> **TASK BRIEF**:
An exact copy of all the data is required, with pictures left out.

-- Start of DATA BLOCK --

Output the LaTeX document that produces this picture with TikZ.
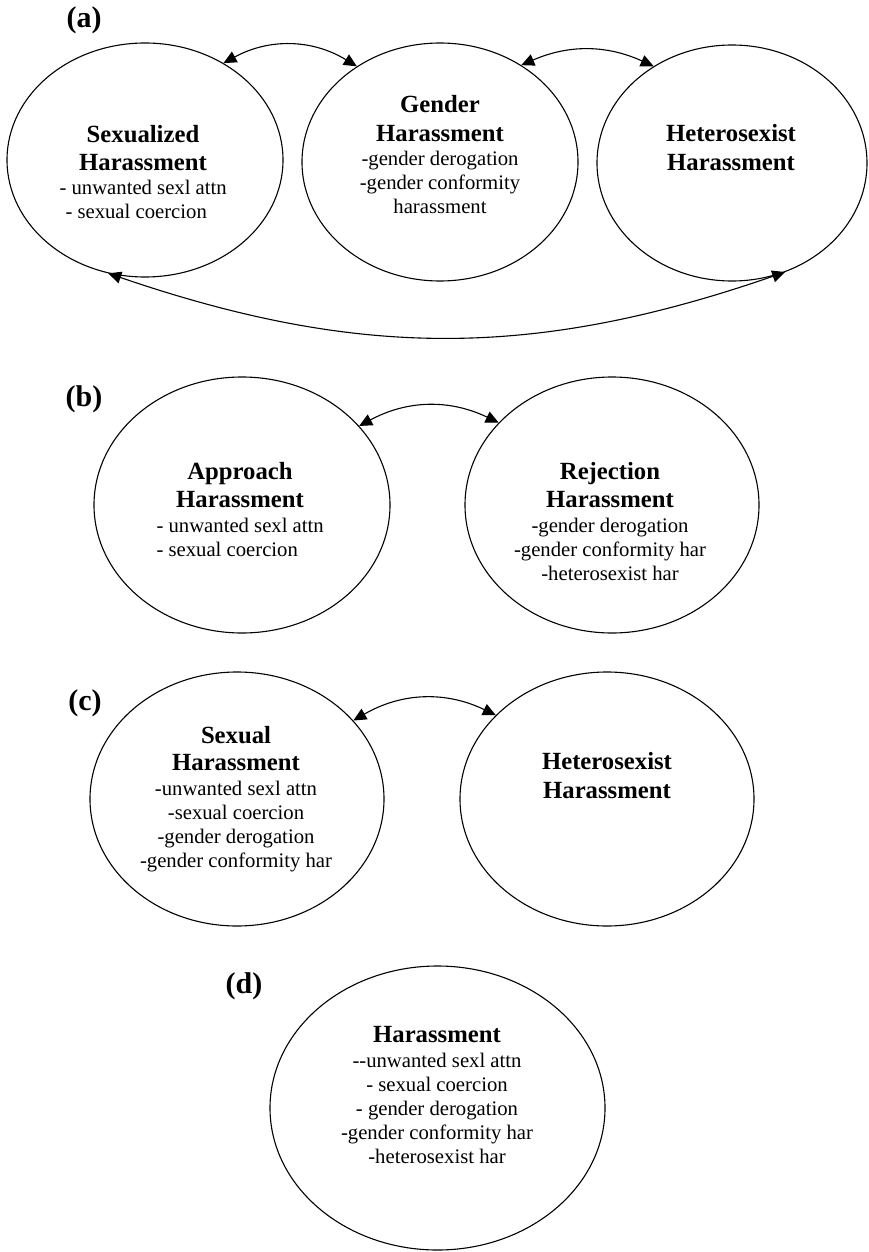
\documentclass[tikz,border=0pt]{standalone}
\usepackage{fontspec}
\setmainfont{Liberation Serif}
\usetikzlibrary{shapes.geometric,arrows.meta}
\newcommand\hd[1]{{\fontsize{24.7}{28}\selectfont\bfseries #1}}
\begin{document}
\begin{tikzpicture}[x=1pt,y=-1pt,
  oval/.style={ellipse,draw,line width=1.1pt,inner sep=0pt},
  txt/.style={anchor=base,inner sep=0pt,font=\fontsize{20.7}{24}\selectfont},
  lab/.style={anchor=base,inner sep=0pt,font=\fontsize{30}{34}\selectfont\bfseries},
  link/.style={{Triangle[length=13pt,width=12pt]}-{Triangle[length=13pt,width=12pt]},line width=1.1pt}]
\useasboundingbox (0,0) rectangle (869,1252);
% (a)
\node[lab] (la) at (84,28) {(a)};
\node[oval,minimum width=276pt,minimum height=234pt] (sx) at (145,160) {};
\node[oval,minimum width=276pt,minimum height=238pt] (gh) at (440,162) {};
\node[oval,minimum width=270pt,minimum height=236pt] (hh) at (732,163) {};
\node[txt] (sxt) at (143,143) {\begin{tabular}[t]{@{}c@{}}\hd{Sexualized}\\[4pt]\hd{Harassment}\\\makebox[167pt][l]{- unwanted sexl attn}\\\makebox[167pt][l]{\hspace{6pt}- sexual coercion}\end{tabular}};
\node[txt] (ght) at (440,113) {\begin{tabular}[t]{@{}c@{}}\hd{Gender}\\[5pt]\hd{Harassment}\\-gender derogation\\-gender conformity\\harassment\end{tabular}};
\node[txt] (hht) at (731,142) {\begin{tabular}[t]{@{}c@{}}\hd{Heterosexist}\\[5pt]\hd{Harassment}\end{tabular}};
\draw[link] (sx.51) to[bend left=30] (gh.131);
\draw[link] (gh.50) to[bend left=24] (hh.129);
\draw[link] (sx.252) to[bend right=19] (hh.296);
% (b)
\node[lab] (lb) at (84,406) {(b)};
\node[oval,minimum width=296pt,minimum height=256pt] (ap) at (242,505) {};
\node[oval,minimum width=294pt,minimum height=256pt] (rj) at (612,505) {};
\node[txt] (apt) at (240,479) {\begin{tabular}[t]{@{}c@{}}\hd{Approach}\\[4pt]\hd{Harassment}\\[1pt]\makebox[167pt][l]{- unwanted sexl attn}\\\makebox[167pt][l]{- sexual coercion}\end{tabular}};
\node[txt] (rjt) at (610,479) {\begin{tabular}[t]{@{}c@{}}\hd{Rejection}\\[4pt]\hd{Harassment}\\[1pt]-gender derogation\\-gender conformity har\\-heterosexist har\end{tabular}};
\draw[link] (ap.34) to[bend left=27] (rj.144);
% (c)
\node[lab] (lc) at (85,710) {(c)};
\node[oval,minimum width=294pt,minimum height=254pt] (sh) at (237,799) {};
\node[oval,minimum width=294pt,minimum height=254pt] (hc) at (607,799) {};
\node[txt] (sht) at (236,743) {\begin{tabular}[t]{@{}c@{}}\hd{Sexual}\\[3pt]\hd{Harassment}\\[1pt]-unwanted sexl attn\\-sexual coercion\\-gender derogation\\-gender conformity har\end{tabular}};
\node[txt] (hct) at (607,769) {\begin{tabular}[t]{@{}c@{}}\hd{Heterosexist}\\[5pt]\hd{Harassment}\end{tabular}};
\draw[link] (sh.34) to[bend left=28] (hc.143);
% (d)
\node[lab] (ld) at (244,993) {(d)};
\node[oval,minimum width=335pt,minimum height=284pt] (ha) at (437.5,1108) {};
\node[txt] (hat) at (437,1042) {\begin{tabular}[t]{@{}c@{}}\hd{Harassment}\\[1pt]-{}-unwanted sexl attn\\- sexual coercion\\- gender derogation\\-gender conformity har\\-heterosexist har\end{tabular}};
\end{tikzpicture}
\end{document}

-- End of DATA BLOCK --

> **IN RESPONSE**:
Output the LaTeX document that produces this picture with TikZ.
\documentclass[tikz,border=0pt]{standalone}
\usepackage{fontspec}
\setmainfont{Liberation Serif}
\usetikzlibrary{shapes.geometric,arrows.meta}
\newcommand\hd[1]{{\fontsize{24.7}{28}\selectfont\bfseries #1}}
\begin{document}
\begin{tikzpicture}[x=1pt,y=-1pt,
  oval/.style={ellipse,draw,line width=1.1pt,inner sep=0pt},
  txt/.style={anchor=base,inner sep=0pt,font=\fontsize{20.7}{24}\selectfont},
  lab/.style={anchor=base,inner sep=0pt,font=\fontsize{30}{34}\selectfont\bfseries},
  link/.style={{Triangle[length=13pt,width=12pt]}-{Triangle[length=13pt,width=12pt]},line width=1.1pt}]
\useasboundingbox (0,0) rectangle (869,1252);
% (a)
\node[lab] (la) at (84,28) {(a)};
\node[oval,minimum width=276pt,minimum height=234pt] (sx) at (145,160) {};
\node[oval,minimum width=276pt,minimum height=238pt] (gh) at (440,162) {};
\node[oval,minimum width=270pt,minimum height=236pt] (hh) at (732,163) {};
\node[txt] (sxt) at (143,143) {\begin{tabular}[t]{@{}c@{}}\hd{Sexualized}\\[4pt]\hd{Harassment}\\\makebox[167pt][l]{- unwanted sexl attn}\\\makebox[167pt][l]{\hspace{6pt}- sexual coercion}\end{tabular}};
\node[txt] (ght) at (440,113) {\begin{tabular}[t]{@{}c@{}}\hd{Gender}\\[5pt]\hd{Harassment}\\-gender derogation\\-gender conformity\\harassment\end{tabular}};
\node[txt] (hht) at (731,142) {\begin{tabular}[t]{@{}c@{}}\hd{Heterosexist}\\[5pt]\hd{Harassment}\end{tabular}};
\draw[link] (sx.51) to[bend left=30] (gh.131);
\draw[link] (gh.50) to[bend left=24] (hh.129);
\draw[link] (sx.252) to[bend right=19] (hh.296);
% (b)
\node[lab] (lb) at (84,406) {(b)};
\node[oval,minimum width=296pt,minimum height=256pt] (ap) at (242,505) {};
\node[oval,minimum width=294pt,minimum height=256pt] (rj) at (612,505) {};
\node[txt] (apt) at (240,479) {\begin{tabular}[t]{@{}c@{}}\hd{Approach}\\[4pt]\hd{Harassment}\\[1pt]\makebox[167pt][l]{- unwanted sexl attn}\\\makebox[167pt][l]{- sexual coercion}\end{tabular}};
\node[txt] (rjt) at (610,479) {\begin{tabular}[t]{@{}c@{}}\hd{Rejection}\\[4pt]\hd{Harassment}\\[1pt]-gender derogation\\-gender conformity har\\-heterosexist har\end{tabular}};
\draw[link] (ap.34) to[bend left=27] (rj.144);
% (c)
\node[lab] (lc) at (85,710) {(c)};
\node[oval,minimum width=294pt,minimum height=254pt] (sh) at (237,799) {};
\node[oval,minimum width=294pt,minimum height=254pt] (hc) at (607,799) {};
\node[txt] (sht) at (236,743) {\begin{tabular}[t]{@{}c@{}}\hd{Sexual}\\[3pt]\hd{Harassment}\\[1pt]-unwanted sexl attn\\-sexual coercion\\-gender derogation\\-gender conformity har\end{tabular}};
\node[txt] (hct) at (607,769) {\begin{tabular}[t]{@{}c@{}}\hd{Heterosexist}\\[5pt]\hd{Harassment}\end{tabular}};
\draw[link] (sh.34) to[bend left=28] (hc.143);
% (d)
\node[lab] (ld) at (244,993) {(d)};
\node[oval,minimum width=335pt,minimum height=284pt] (ha) at (437.5,1108) {};
\node[txt] (hat) at (437,1042) {\begin{tabular}[t]{@{}c@{}}\hd{Harassment}\\[1pt]-{}-unwanted sexl attn\\- sexual coercion\\- gender derogation\\-gender conformity har\\-heterosexist har\end{tabular}};
\end{tikzpicture}
\end{document}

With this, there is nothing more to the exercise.